Families with kids will have their term time routine thrown into chaos as the children are off school for 6-8 weeks at a time. Partners often have different expectations of holiday time. I often hear that mum's need a break from the children and Dad's need a break from work. So arguments arise when nobody wants to do the mundane housework or entertain the kids all day long.
These issues become added to the ever increasing stack of niggles that have been accumulating over the weeks, months and sometimes years. These frustrations add to any underlying issues and the problems become magnified.
This will put pressure on any family unit so it's important to set some guidelines and communicate about what you as a couple expect and need from the holiday time.
- Be clear about what your expectations are for any time off work you may have. If you feel you need a rest then discuss how this can work with the children off at the same time.
- Make sure you respect each other's needs as well as your own
- Be prepared to reach a compromise
- Talk calmly about any niggles as they arise. If you can nip them in the bud you have more chance of preventing arguments
- Plan in some couple time so you don't forget the romance. Often kids will dominate the holiday time so it's important to book out some alone time for the two of you
The school gates in the first few weeks of term are often where you discover who survived the summer and who the casualties have been.
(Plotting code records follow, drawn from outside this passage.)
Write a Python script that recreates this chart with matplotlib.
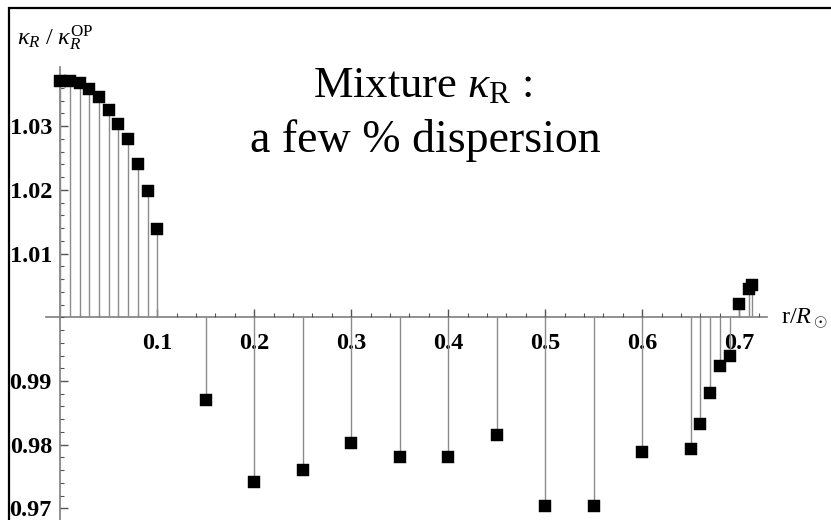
import matplotlib
matplotlib.use("Agg")
import matplotlib.pyplot as plt
from matplotlib.patches import Rectangle
import numpy as np

plt.rcParams['font.family'] = ['Liberation Serif', 'DejaVu Serif']
plt.rcParams['mathtext.fontset'] = 'custom'
plt.rcParams['mathtext.rm'] = 'Liberation Serif'
plt.rcParams['mathtext.it'] = 'Liberation Serif:italic'
plt.rcParams['mathtext.bf'] = 'Liberation Serif:bold'

# rapporto kappa_R / kappa_R^OP in funzione del raggio
raggio = [0.00, 0.01, 0.02, 0.03, 0.04, 0.05, 0.06, 0.07, 0.08, 0.09, 0.10,
          0.15, 0.20, 0.25, 0.30, 0.35, 0.40, 0.45, 0.50, 0.55, 0.60,
          0.65, 0.66, 0.67, 0.68, 0.69, 0.70, 0.71, 0.713]
rapporto = [1.0371, 1.0371, 1.0368, 1.0358, 1.0346, 1.0325, 1.0304, 1.0280, 1.0240, 1.0199, 1.0138,
            0.9870, 0.9742, 0.9760, 0.9802, 0.9780, 0.9780, 0.9815, 0.9704, 0.9703, 0.9789,
            0.9794, 0.9832, 0.9881, 0.9924, 0.9940, 1.0021, 1.0044, 1.0050]

xticks = [0.1, 0.2, 0.3, 0.4, 0.5, 0.6, 0.7]
xtick_labels = ["0.1", "0.2", "0.3", "0.4", "0.5", "0.6", "0.7"]
yticks = [0.97, 0.98, 0.99, 1.01, 1.02, 1.03]
ytick_labels = ["0.97", "0.98", "0.99", "1.01", "1.02", "1.03"]

W, H = 831, 520
fig = plt.figure(figsize=(W / 100, H / 100), dpi=100)
ax = fig.add_axes([0, 0, 1, 1])
ax.set_xlim(-0.06216, 0.79454)
ax.set_ylim(0.96818, 1.04981)
ax.patch.set_alpha(0)

# stem: linee grigie dalla base 1 fino al punto
ax.vlines(raggio, 1.0, rapporto, color='#8c8c8c', lw=1.0, zorder=2)
ax.plot(raggio, rapporto, 's', color='black', ms=8.6, mec='black', mew=0.3, zorder=3)

# assi incrociati in (0, 1)
for s in ['top', 'right']:
    ax.spines[s].set_visible(False)
ax.spines['left'].set_position(('data', 0))
ax.spines['bottom'].set_position(('data', 1.0))
ax.spines['left'].set_bounds(0.96818, 1.0393)
ax.spines['bottom'].set_bounds(-0.0145, 0.7285)
for s in ['left', 'bottom']:
    ax.spines[s].set_color('#7f7f7f')
    ax.spines[s].set_linewidth(1.2)
    ax.spines[s].set_zorder(1)

ax.set_xticks(xticks)
ax.set_xticklabels(xtick_labels)
ax.set_xticks(np.arange(0.02, 0.73, 0.02), minor=True)
ax.set_yticks(yticks)
ax.set_yticklabels(ytick_labels)
ax.set_yticks(np.arange(0.97, 1.039, 0.002), minor=True)

ax.tick_params(which='major', direction='in', length=6, width=1.0, color='#555555')
ax.tick_params(which='minor', direction='in', length=3, width=0.8, color='#555555')
ax.tick_params(axis='x', which='major', pad=11)
ax.tick_params(axis='y', which='major', pad=6)
for lab in ax.get_xticklabels() + ax.get_yticklabels():
    lab.set_fontweight('bold')
    lab.set_fontsize(17.5)

# etichette degli assi
fig.text(17 / W, 1 - 45 / H, r'$\kappa_R\ /\ \kappa_R^{\mathrm{OP}}$', fontsize=17.5,
         ha='left', va='baseline')
fig.text(781 / W, 1 - 324 / H, r'r/$R_\odot$', fontsize=17.5, ha='left', va='baseline')

# titolo interno
fig.text(423 / W, 1 - 97 / H, r'Mixture $\kappa_\mathrm{R}$ :', fontsize=32,
         ha='center', va='baseline')
fig.text(425 / W, 1 - 152 / H, 'a few % dispersion', fontsize=33,
         ha='center', va='baseline')

# cornice esterna
fig.add_artist(Rectangle((9 / W, -0.2), 2, 1 - 8 / H + 0.2, transform=fig.transFigure,
                         fill=False, lw=1.6, ec='black', clip_on=False))

fig.savefig('out.png', dpi=100)
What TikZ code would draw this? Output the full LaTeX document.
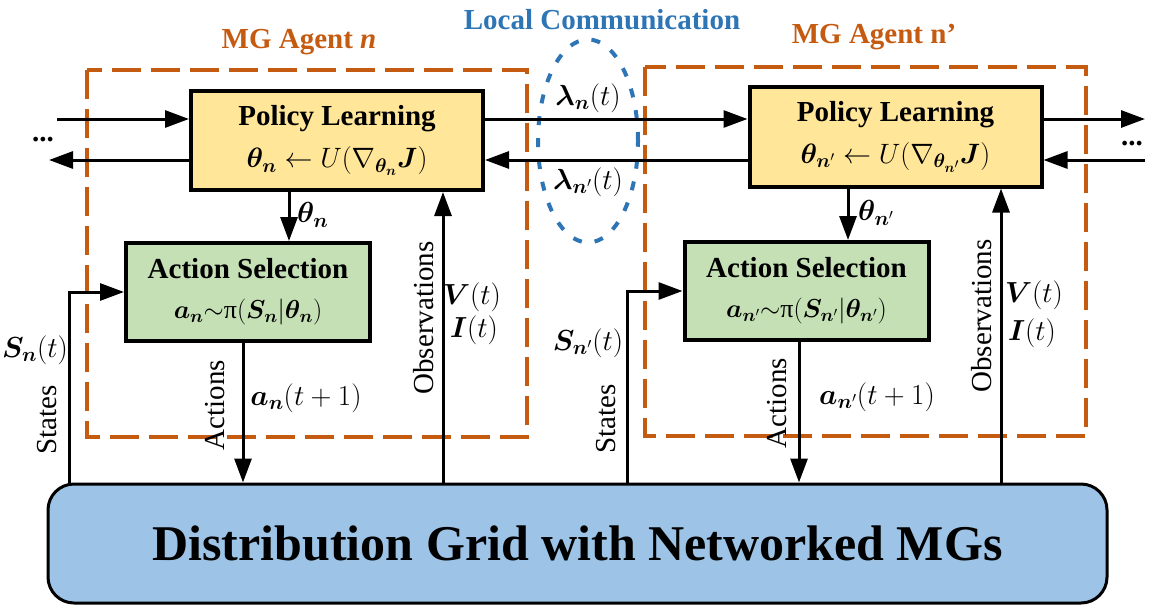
\RequirePackage{fix-cm}
\documentclass[tikz,border=0pt]{standalone}
\usepackage{amsmath}
\usepackage{bm}
\usepackage{fontspec}
\setmainfont{Liberation Serif}
\usetikzlibrary{arrows.meta,shapes.geometric,calc}
\definecolor{plfill}{HTML}{FFE699}
\definecolor{asfill}{HTML}{C5E0B4}
\definecolor{gridfill}{HTML}{9DC3E6}
\definecolor{agentc}{HTML}{C55A11}
\definecolor{commc}{HTML}{2E75B6}
\tikzset{
  plbox/.style={draw, line width=4pt, fill=plfill, minimum width=292, minimum height=99, align=center, inner sep=0pt,
    font=\fontsize{29}{42}\selectfont\bfseries},
  asbox/.style={draw, line width=4pt, fill=asfill, minimum width=244, minimum height=98, align=center, inner sep=0pt,
    font=\fontsize{29}{40}\selectfont\bfseries},
  gridbox/.style={draw, line width=3pt, fill=gridfill, rounded corners=26pt, minimum width=1059, minimum height=119,
    inner sep=0pt, font=\fontsize{50}{56}\selectfont\bfseries},
  agentbox/.style={draw=agentc, line width=3.3pt, dash pattern=on 29pt off 10pt},
  commell/.style={ellipse, draw=commc, line width=4pt, dash pattern=on 9pt off 13pt, minimum width=100, minimum height=203, inner sep=0pt},
  arr/.style={line width=3pt, -{Triangle[length=24pt,width=17pt]}},
  mlbl/.style={inner sep=0pt, font=\fontsize{29}{32}\selectfont},
  rlbl/.style={inner sep=0pt, rotate=90, font=\fontsize{29}{33}\selectfont},
  title/.style={inner sep=0pt, font=\fontsize{29}{33}\selectfont\bfseries},
}
\newcommand{\bn}{\bm{n}}
\begin{document}
\begin{tikzpicture}[x=1pt,y=-1pt]
\useasboundingbox (0,0) rectangle (1155,615);
% titles
\node[title, text=agentc] (tA) at (299,42) {MG Agent \textit{n}};
\node[title, text=agentc] (tB) at (874,37) {MG Agent n’};
\node[title, text=commc] (tC) at (602,20) {Local Communication};
% agent boxes
\draw[agentbox] (87,70) rectangle (527,437);
\draw[agentbox] (645,67) rectangle (1086,436);
% communication ellipse
\node[commell] (comm) at (588,141) {};
% main nodes
\node[plbox] (PLL) at (337,140.5) {Policy Learning\\{\fontsize{28}{32}\selectfont$\bm{\theta}_{\bn}\leftarrow U(\nabla_{\bm{\theta}_{\bn}}\bm{J})$}};
\node[plbox] (PLR) at (895.5,137) {Policy Learning\\{\fontsize{28}{32}\selectfont$\bm{\theta}_{\bn'}\leftarrow U(\nabla_{\bm{\theta}_{\bn'}}\bm{J})$}};
\node[asbox] (ASL) at (248,292) {Action Selection\\{\fontsize{26}{30}\selectfont$\bm{a}_{\bn}{\sim}\text{\mdseries π}(\bm{S}_{\bn}|\bm{\theta}_{\bn})$}};
\node[asbox] (ASR) at (806.5,291) {Action Selection\\{\fontsize{26}{30}\selectfont$\bm{a}_{\bn'}{\sim}\text{\mdseries π}(\bm{S}_{\bn'}|\bm{\theta}_{\bn'})$}};
\node[gridbox] (Grid) at (577.5,543.5) {Distribution Grid with Networked MGs};
% helper coordinates
\coordinate (yU) at (0,119);
\coordinate (yD) at (0,160);
\coordinate (Lin) at (57,119);
\coordinate (Lout) at (49,160);
\coordinate (Rout) at (1145,119);
\coordinate (Rin) at (1145,160);
\coordinate (xT) at (289,0);
\coordinate (xO) at (443,0);
\coordinate (xA) at (243,0);
\coordinate (xS) at (69,0);
\coordinate (xT2) at (848,0);
\coordinate (xO2) at (1001,0);
\coordinate (xA2) at (799,0);
\coordinate (xS2) at (627,0);
% horizontal connectors
\draw[arr] (Lin) -- (Lin -| PLL.west);
\draw[arr] (PLL.west |- Lout) -- (Lout);
\draw[arr] (PLL.east |- yU) -- (PLR.west |- yU);
\draw[arr] (PLR.west |- yD) -- (PLL.east |- yD);
\draw[arr] (PLR.east |- Rout) -- (Rout);
\draw[arr] (Rin) -- (Rin -| PLR.east);
% left agent
\draw[arr] (PLL.south -| xT) -- (ASL.north -| xT);
\draw[arr] (Grid.north -| xO) -- (PLL.south -| xO);
\draw[arr] (ASL.south -| xA) -- (Grid.north -| xA);
\draw[arr] (Grid.north -| xS) |- (ASL.west);
% right agent
\draw[arr] (PLR.south -| xT2) -- (ASR.north -| xT2);
\draw[arr] (Grid.north -| xO2) -- (PLR.south -| xO2);
\draw[arr] (ASR.south -| xA2) -- (Grid.north -| xA2);
\draw[arr] (Grid.north -| xS2) |- (ASR.west);
% labels
\node[title] (dL) at (43,140) {...};
\node[title] (dR) at (1132,144) {...};
\node[mlbl] (lamA) at (588,98) {$\bm{\lambda}_{\bn}(t)$};
\node[mlbl] (lamB) at (588,182) {$\bm{\lambda}_{\bn'}(t)$};
\node[mlbl, anchor=west] (thA) at (297,215) {$\bm{\theta}_{\bn}$};
\node[mlbl, anchor=west] (thB) at (858,213) {$\bm{\theta}_{\bn'}$};
\node[mlbl] (vA) at (472,297) {$\bm{V}(t)$};
\node[mlbl] (iA) at (474,330) {$\bm{I}(t)$};
\node[mlbl] (vB) at (1034,295) {$\bm{V}(t)$};
\node[mlbl] (iB) at (1032,333) {$\bm{I}(t)$};
\node[mlbl] (aA) at (306,398) {$\bm{a}_{\bn}(t+1)$};
\node[mlbl] (aB) at (877,397) {$\bm{a}_{\bn'}(t+1)$};
\node[mlbl] (sA) at (35,350) {$\bm{S}_{\bn}(t)$};
\node[mlbl] (sB) at (588,343) {$\bm{S}_{\bn'}(t)$};
\node[rlbl] (oA) at (424,318) {Observations};
\node[rlbl] (oB) at (982,316) {Observations};
\node[rlbl] (acA) at (215,405) {Actions};
\node[rlbl] (acB) at (777,403) {Actions};
\node[rlbl] (stA) at (47,420) {States};
\node[rlbl] (stB) at (606,419) {States};
\end{tikzpicture}
\end{document}
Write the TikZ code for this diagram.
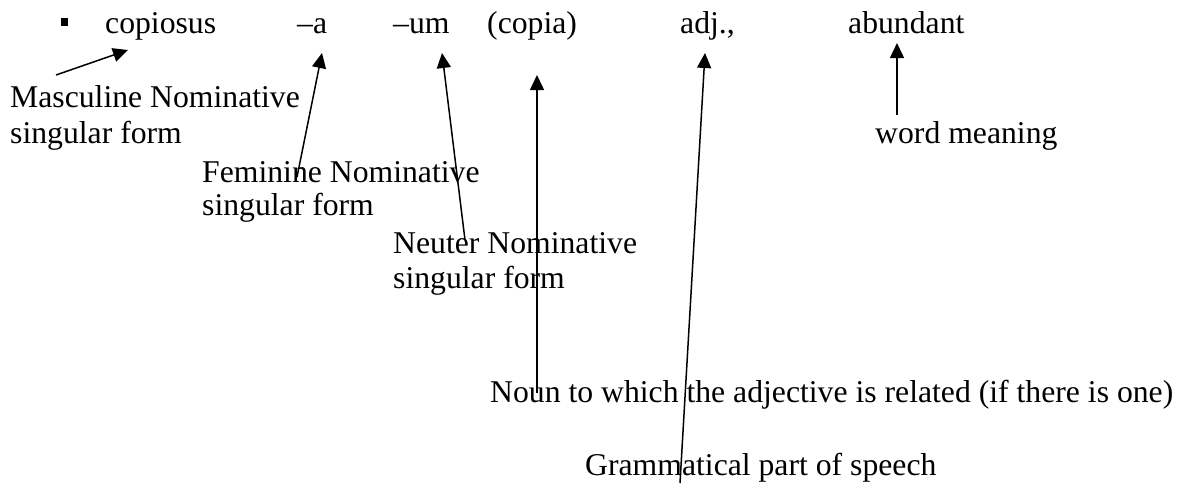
\documentclass[tikz,border=0pt]{standalone}
\usepackage{fontspec}
\setmainfont{Liberation Serif}
\usetikzlibrary{arrows.meta}
\begin{document}
\begin{tikzpicture}[x=1pt,y=-1pt,
  lbl/.style={anchor=base west,inner sep=0pt,font=\fontsize{31.7}{36}\selectfont},
  arr/.style={line width=1.5pt,-{Triangle[length=15pt,width=14pt]}},
  line/.style={line width=1.5pt}]
\useasboundingbox (0,0) rectangle (1185,483);
% top row
\node[fill=black,minimum size=7.5pt,inner sep=0pt] (bul) at (64.5,22) {};
\node[lbl] (cop) at (105,33) {copiosus};
\node[lbl] (fa) at (297,33) {–a};
\node[lbl] (um) at (393,33) {–um};
\node[lbl] (cp) at (487,33) {(copia)};
\node[lbl] (adj) at (680,33) {adj.,};
\node[lbl] (ab) at (848,33) {abundant};
% labels
\node[lbl] (masc1) at (10,107) {Masculine Nominative};
\node[lbl] (masc2) at (10,143) {singular form};
\node[lbl] (fem1) at (202,182) {Feminine Nominative};
\node[lbl] (fem2) at (202,215) {singular form};
\node[lbl] (neu1) at (393,253) {Neuter Nominative};
\node[lbl] (neu2) at (393,288) {singular form};
\node[lbl] (wm) at (875,143) {word meaning};
\node[lbl] (noun) at (490,402) {Noun to which the adjective is related (if there is one)};
\node[lbl] (gram) at (585,475) {Grammatical part of speech};
% connector ends
\coordinate (mascT) at (56,75);   \coordinate (mascH) at (128,50);
\coordinate (femT) at (297,177);  \coordinate (femH) at (322,53);
\coordinate (neuT) at (465,240);  \coordinate (neuH) at (442,53);
\coordinate (nounT) at (537,393); \coordinate (nounH) at (537,75);
\coordinate (gramT) at (680,483); \coordinate (gramH) at (705,53);
\coordinate (wmT) at (897,115);   \coordinate (wmH) at (897,43);
% arrows
\draw[arr] (mascT) -- (mascH);
\draw[arr] (femT) -- (femH);
\draw[arr] (neuT) -- (neuH);
\draw[arr] (nounT) -- (nounH);
\draw[arr] (gramT) -- (gramH);
\draw[arr] (wmT) -- (wmH);
\end{tikzpicture}
\end{document}
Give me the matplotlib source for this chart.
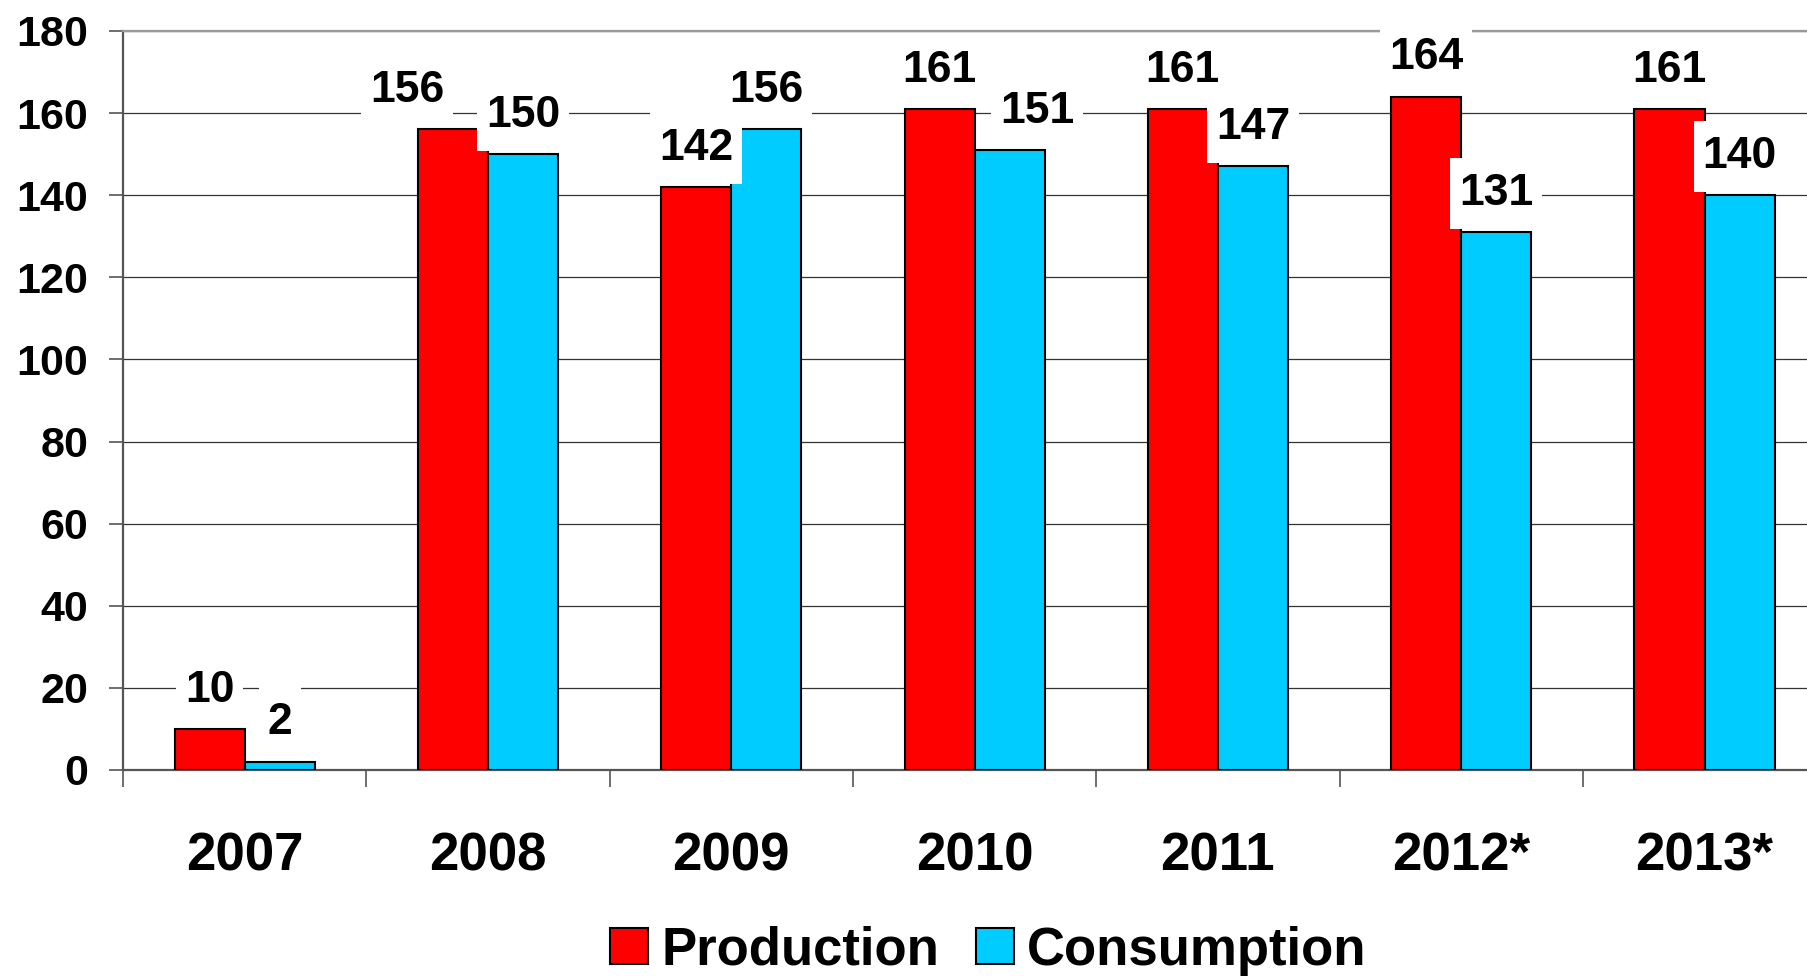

It can often be surprising as you never know what happens behind closed doors. The most unlikely of partners can decide to uncouple and go their separate ways.
This boom affect celebrities too as we see in the news headline recently with Arsene Wenger and Jeremy Kyle both announcing their divorces this week. They have to live out this traumatic time in the glare of the media which must make it all the most daunting and difficult.
With 1 in 4 kids seeing their parents divorced by the age of 16 it is becoming a normal part of life. Many kids will have friends in their class who have been through similar situations rather than being the exception to the rule.
The stigma around divorce is disappearing as it doesn't have to be seen as a failure. You may have had a wonderful loving relationship that just came to an end. Maybe it fizzled out or maybe one of you ended it rather suddenly or painfully. However the truth is that divorce doesn't have to a long lasting negative affect on your life. Of course there will be ups and downs and sadly there is no magic wand to take the pain away. But the reality is many people go on to be happy again and even get married again. It's not the end, in fact it can be the start of a new and exciting phase in your life.